Research on Intelligent Perception Positioning and Threat Level Evaluation Based on Multi-source Information Fusion

The significant increase in space debris has led to a dramatic escalation in collision risks for spacecraft, necessitating the urgent development of high-precision space debris situational awareness and collision threat assessment technologies. This paper focuses on space debris targets and proposes a target perception and localization method that integrates multi-source heterogeneous observation data. By combining physical mechanism modeling with machine learning algorithms, a hybrid collision threat level assessment mechanism is constructed. At the perception and localization level, a unified mathematical model for multi-satellite observation is established, effectively integrating three types of heterogeneous observation data: distance, angle, and velocity. Subsequently, a Levenberg-Marquardt (LM) algorithm based on Huber weighting and iterative re-optimization is designed, significantly enhancing localization accuracy and algorithm robustness under abnormal data conditions.

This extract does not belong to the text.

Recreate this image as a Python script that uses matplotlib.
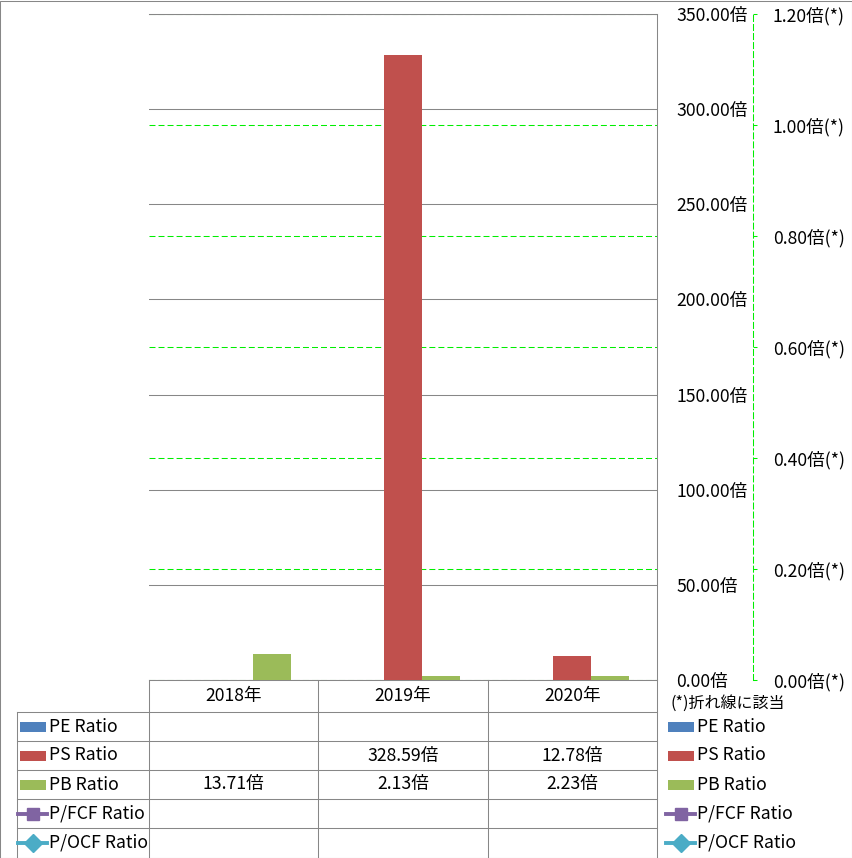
import numpy as np
import matplotlib
matplotlib.use('Agg')
import matplotlib.pyplot as plt
from matplotlib.patches import Rectangle
from matplotlib.lines import Line2D

plt.rcParams['font.family'] = ['Noto Sans CJK JP', 'DejaVu Sans']
plt.rcParams['lines.scale_dashes'] = False

# ---------------- data ----------------
years = ['2018年', '2019年', '2020年']
pe_ratio = [np.nan, np.nan, np.nan]
ps_ratio = [np.nan, 328.59, 12.78]
pb_ratio = [13.71, 2.13, 2.23]
pfcf_ratio = [np.nan, np.nan, np.nan]
pocf_ratio = [np.nan, np.nan, np.nan]
series_names = ['PE Ratio', 'PS Ratio', 'PB Ratio', 'P/FCF Ratio', 'P/OCF Ratio']
primary_ticks = [0, 50, 100, 150, 200, 250, 300, 350]
secondary_ticks = [0.0, 0.2, 0.4, 0.6, 0.8, 1.0, 1.2]
note_text = '(*)折れ線に該当'

# ---------------- style ----------------
C_PE = '#4F81BD'
C_PS = '#C0504D'
C_PB = '#9BBB59'
C_FCF = '#8064A2'
C_OCF = '#4BACC6'
GRID = '#878787'
GREEN = '#00EE00'
FS = 12.7

W, H = 853, 858
fig = plt.figure(figsize=(W / 100, H / 100), dpi=100)


def fx(x):
    return x / W


def fy(y):
    return 1 - y / H


L, R, T, B = 149, 657, 14, 680
ax = fig.add_axes([fx(L), fy(B), (R - L) / W, (B - T) / H])
ax2 = ax.twinx()
ax.set_zorder(2)
ax.patch.set_visible(False)
ax2.set_zorder(1)

x = np.arange(len(years))
bw = 0.225
ax.bar(x - bw, pe_ratio, bw, color=C_PE, zorder=3)
ax.bar(x, ps_ratio, bw, color=C_PS, zorder=3)
ax.bar(x + bw, pb_ratio, bw, color=C_PB, zorder=3)
ax.set_xlim(-0.5, len(years) - 0.5)
ax.set_ylim(primary_ticks[0], primary_ticks[-1])
ax.set_xticks([])
ax.set_yticks(primary_ticks)
ax.set_yticklabels([f'{t:.2f}倍' for t in primary_ticks])
ax.yaxis.tick_right()
ax.tick_params(axis='y', length=0, pad=13.7, labelsize=FS, labelcolor='black')
ax.grid(axis='y', color=GRID, lw=0.75)
ax.set_axisbelow(True)
ax.spines['left'].set_visible(False)
for s in ['top', 'right', 'bottom']:
    ax.spines[s].set_color(GRID)
    ax.spines[s].set_linewidth(0.75)

ax2.plot(x, pfcf_ratio, color=C_FCF, marker='s', lw=2.5)
ax2.plot(x, pocf_ratio, color=C_OCF, marker='D', lw=2.5)
ax2.set_ylim(secondary_ticks[0], secondary_ticks[-1])
ax2.set_yticks(secondary_ticks)
ax2.set_yticklabels([f'{t:.2f}倍(*)' for t in secondary_ticks])
ax2.spines['right'].set_position(('axes', (753 - L) / (R - L)))
ax2.spines['right'].set_color(GREEN)
ax2.spines['right'].set_linewidth(0.75)
ax2.spines['right'].set_linestyle((0, (4.3, 2.2)))
for s in ['top', 'left', 'bottom']:
    ax2.spines[s].set_visible(False)
ax2.tick_params(axis='y', length=2.9, width=0.75, color=GREEN, pad=11.5,
                labelsize=FS, labelcolor='black')
ax2.grid(axis='y', color=GREEN, lw=0.75, ls=(0, (4.3, 2.2)))

# ---------------- data table ----------------
def hline(y, x0, x1):
    fig.add_artist(Line2D([fx(x0), fx(x1)], [fy(y), fy(y)], transform=fig.transFigure,
                          color=GRID, lw=0.75))


def vline(xp, y0, y1):
    fig.add_artist(Line2D([fx(xp), fx(xp)], [fy(y0), fy(y1)], transform=fig.transFigure,
                          color=GRID, lw=0.75))


col_w = (R - L) / len(years)
col_edges = [L + i * col_w for i in range(len(years) + 1)]
row_tops = [712, 741, 770, 799, 828, 857]
for xe in col_edges:
    vline(xe, B, 857)
vline(17, 712, 857)
for yr in row_tops[:-1]:
    hline(yr, 17, R)

for i, yl in enumerate(years):
    fig.text(fx(L + (i + 0.5) * col_w), fy(696), yl, ha='center', va='center',
             fontsize=FS, color='black')

series_vals = [pe_ratio, ps_ratio, pb_ratio, pfcf_ratio, pocf_ratio]
series_cols = [C_PE, C_PS, C_PB, C_FCF, C_OCF]
series_kind = ['bar', 'bar', 'bar', 's', 'D']


def legend_key(x0, yc, kind, col):
    if kind == 'bar':
        fig.add_artist(Rectangle((fx(x0), fy(yc + 5)), 26 / W, 10 / H,
                                 transform=fig.transFigure, color=col, lw=0))
    else:
        fig.add_artist(Line2D([fx(x0 - 2), fx(x0 + 27)], [fy(yc), fy(yc)],
                              transform=fig.transFigure, color=col, lw=2.8))
        ms = 8.5 if kind == 's' else 9.5
        fig.add_artist(Line2D([fx(x0 + 13)], [fy(yc)], transform=fig.transFigure,
                              color=col, marker=kind, ms=ms, lw=0, mec=col))


for r, (name, vals, col, kind) in enumerate(zip(series_names, series_vals, series_cols, series_kind)):
    yc = (row_tops[r] + row_tops[r + 1]) / 2
    legend_key(20, yc, kind, col)
    fig.text(fx(49), fy(yc), name, ha='left', va='center', fontsize=FS, color='black')
    for i, v in enumerate(vals):
        if not np.isnan(v):
            fig.text(fx(L + (i + 0.5) * col_w), fy(yc), f'{v:.2f}倍', ha='center',
                     va='center', fontsize=FS, color='black')
    # right-side legend
    legend_key(668, yc, kind, col)
    fig.text(fx(697), fy(yc), name, ha='left', va='center', fontsize=FS, color='black')

fig.text(fx(671), fy(703), note_text, ha='left', va='center', fontsize=11.5, color='black')

# outer border
fig.add_artist(Rectangle((fx(0.5), fy(857.5)), 852 / W, 857 / H, transform=fig.transFigure,
                         fill=False, ec=GRID, lw=0.75))

fig.savefig('out.png', dpi=100)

At the threat assessment level, a hybrid decision-making framework is proposed, which integrates an improved physical collision probability calculation model with a random forest classifier. This framework comprehensively considers both collision probability estimation and the impact of potential kinetic collision consequences, achieving efficient and precise classification of debris threat levels. Simulation results demonstrate that the proposed localization algorithm significantly outperforms traditional least squares estimation and geometric analysis methods in terms of root mean square error (RMSE) for position estimation. Simultaneously, the threat level classification model exhibits high overall classification accuracy, with the random forest classifier demonstrating superior discriminative performance compared to logistic regression models. This research provides an effective technical solution for space-based object surveillance missions and autonomous spacecraft collision avoidance decision support.